I have reviewed other "proofs" of how a negative number times a negative number equals a positive number ...

But how do I explain this?

Given: (-2 * -4) = X
Then: (-1)* (2 * 4) = X via factoring out negative one
So: (-1)*(8) = X
And so X = -8

Is my simple algebra wrong or what?

Thanks for any help.

 

[Otis]

Given: (-2 * -4)
Then: (-1)* (2 * 4)

Hello Fran. That factorization is not correct. Here's how we evaluate the product (-2 * -4) by factoring:

(-2)(-4) = (-1)(2)(-1)(4) = (-1)(-1)(2)(4) = (1)(8) = 8

I used the Commutative Property of Multiplication, to change the order of the factors.

Perhaps, you were thinking about how we factor sums or differences:

-2 – 4 = (-2 + -4) = (-1)(2 + 4) = (-1)(6) = -6


[imath]\;[/imath]

 

[Steven G]

I have reviewed other "proofs" of how a negative number times a negative number equals a positive number ...

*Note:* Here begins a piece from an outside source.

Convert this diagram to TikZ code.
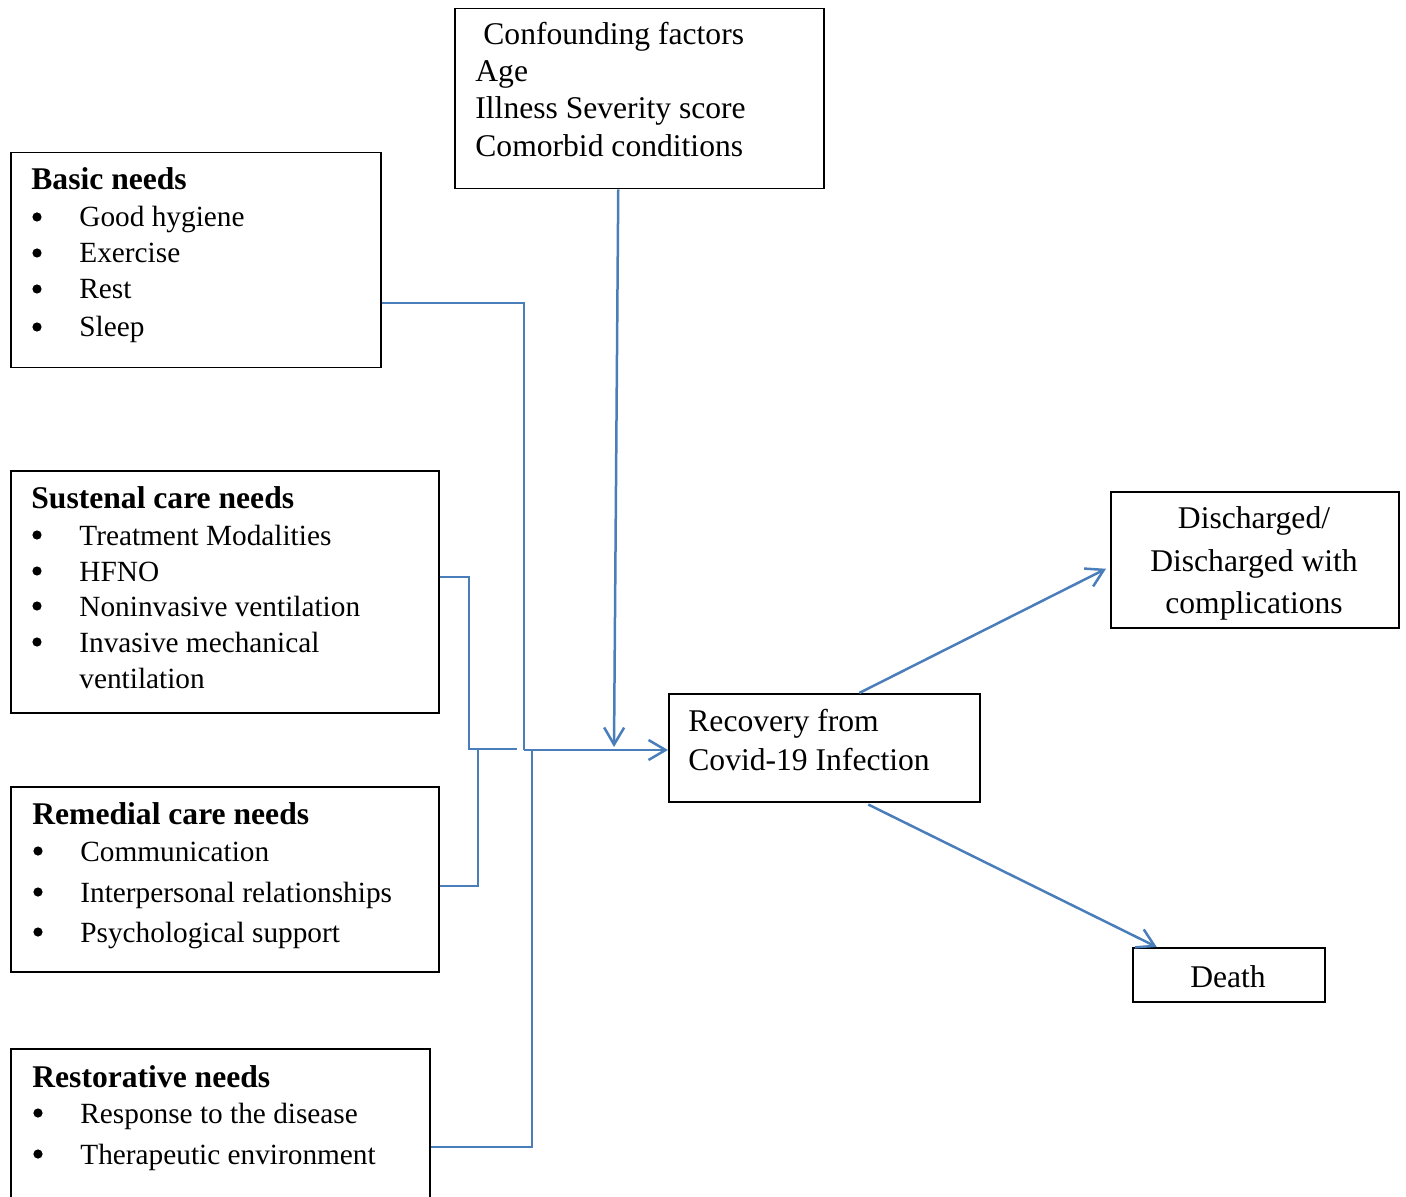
\documentclass[tikz,border=0pt]{standalone}
\usepackage{fontspec}
\setmainfont{Liberation Serif}
\usetikzlibrary{arrows.meta,calc}
\definecolor{lineblue}{HTML}{4A7EBB}
\tikzset{
  box/.style={draw=black, line width=0.75pt, rectangle, inner sep=0pt, anchor=north west},
  txt/.style={inner sep=0pt, anchor=base west, font=\fontsize{15.8pt}{18.5pt}\selectfont},
  itxt/.style={inner sep=0pt, anchor=base west, font=\fontsize{14.65pt}{18pt}\selectfont},
  ctxt/.style={inner sep=0pt, anchor=base, font=\fontsize{15.8pt}{18.5pt}\selectfont},
  conn/.style={draw=lineblue, line width=1.25pt},
  arr/.style={conn, -{Straight Barb[length=8.5pt,width=10pt,line width=1.25pt]}},
  bulletdot/.style={fill=black}
}
% \bitem{name}{left x}{baseline y}{text}
\newcommand\bitem[4]{%
  \fill[bulletdot] (#2+6,#3-10) circle[radius=2.3pt];
  \node[itxt] (#1) at (#2+48,#3) {#4};}
\begin{document}
\begin{tikzpicture}[x=0.5pt,y=-0.5pt]
\useasboundingbox (0,0) rectangle (1406,1197);
% boxes
\node[box, minimum width=369*0.5pt, minimum height=180*0.5pt] (conf) at (454,8) {};
\node[box, minimum width=370*0.5pt, minimum height=215*0.5pt] (basic) at (10,152) {};
\node[box, minimum width=428*0.5pt, minimum height=242*0.5pt] (sus) at (10,470) {};
\node[box, minimum width=428*0.5pt, minimum height=185*0.5pt] (rem) at (10,786) {};
\begin{scope}
\clip (0,0) rectangle (1406,1197);
\node[box, minimum width=419*0.5pt, minimum height=180*0.5pt] (res) at (10,1048) {};
\end{scope}
\node[box, minimum width=311*0.5pt, minimum height=108*0.5pt] (rec) at (668,693) {};
\node[box, minimum width=288*0.5pt, minimum height=136*0.5pt] (dis) at (1110,491) {};
\node[box, minimum width=192*0.5pt, minimum height=54*0.5pt] (death) at (1132,947) {};
% texts
\node[txt] (c1) at (483,45) {Confounding factors};
\node[txt] (c2) at (475,82) {Age};
\node[txt] (c3) at (475,119) {Illness Severity score};
\node[txt] (c4) at (475,157) {Comorbid conditions};
\node[txt] (b0) at (31,190) {\textbf{Basic needs}};
\bitem{b1}{31}{227}{Good hygiene}
\bitem{b2}{31}{263}{Exercise}
\bitem{b3}{31}{299}{Rest}
\bitem{b4}{31}{337}{Sleep}
\node[txt] (s0) at (31,508) {\textbf{Sustenal care needs}};
\bitem{s1}{31}{545}{Treatment Modalities}
\bitem{s2}{31}{581}{HFNO}
\bitem{s3}{31}{616}{Noninvasive ventilation}
\bitem{s4}{31}{652}{Invasive mechanical}
\node[itxt] (s5) at (79,688) {ventilation};
\node[txt] (r0) at (32,824) {\textbf{Remedial care needs}};
\bitem{r1}{32}{861}{Communication}
\bitem{r2}{32}{902}{Interpersonal relationships}
\bitem{r3}{32}{942}{Psychological support}
\node[txt] (t0) at (32,1087) {\textbf{Restorative needs}};
\bitem{t1}{32}{1123}{Response to the disease}
\bitem{t2}{32}{1164}{Therapeutic environment}
\node[txt] (v1) at (688,731) {Recovery from};
\node[txt] (v2) at (688,770) {Covid-19 Infection};
\node[ctxt] (d1) at (1254,528) {Discharged/};
\node[ctxt] (d2) at (1254,571) {Discharged with};
\node[ctxt] (d3) at (1254,613) {complications};
\node[ctxt] (dd) at (1228,987) {Death};
% junction coordinates
\coordinate (jb) at (524,750);
\coordinate (js) at (469,749);
\coordinate (jr) at (478,749);
\coordinate (jt) at (532,750);
\coordinate (jc) at (614,747);
% connectors
\draw[conn] ($(basic.north east)+(0,151)$) -| (jb);
\draw[arr] (jb) -- (rec.west |- jb);
\draw[arr] ($(conf.south)+(-21,0)$) -- (jc);
\draw[conn] ($(sus.north east)+(0,107)$) -| (js) -- ++(48,0);
\draw[conn] ($(rem.north east)+(0,100)$) -| (jr);
\draw[conn] ($(res.north east)+(0,99)$) -| (jt);
\draw[arr] ($(rec.north)+(35,0)$) -- ($(dis.west)+(-4,9)$);
\draw[arr] ($(rec.south)+(44,2)$) -- ($(death.north)+(-72,0)$);
\end{tikzpicture}
\end{document}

But how do I explain this?

Given: (-2 * -4) = X
Then: (-1)* (2 * 4) = X via factoring out negative one
So: (-1)*(8) = X
And so X = -8

Is my simple algebra wrong or what?

Thanks for any help.

You clearly stated that you factored out -1. Now, if you factor out -1 from -2, you get -2 = (-1)*2. So (-2*-4) = (-2)*(-4)= (-1)*2*(-4)≠(-1)(-2*4). You lost the - sign for the -4.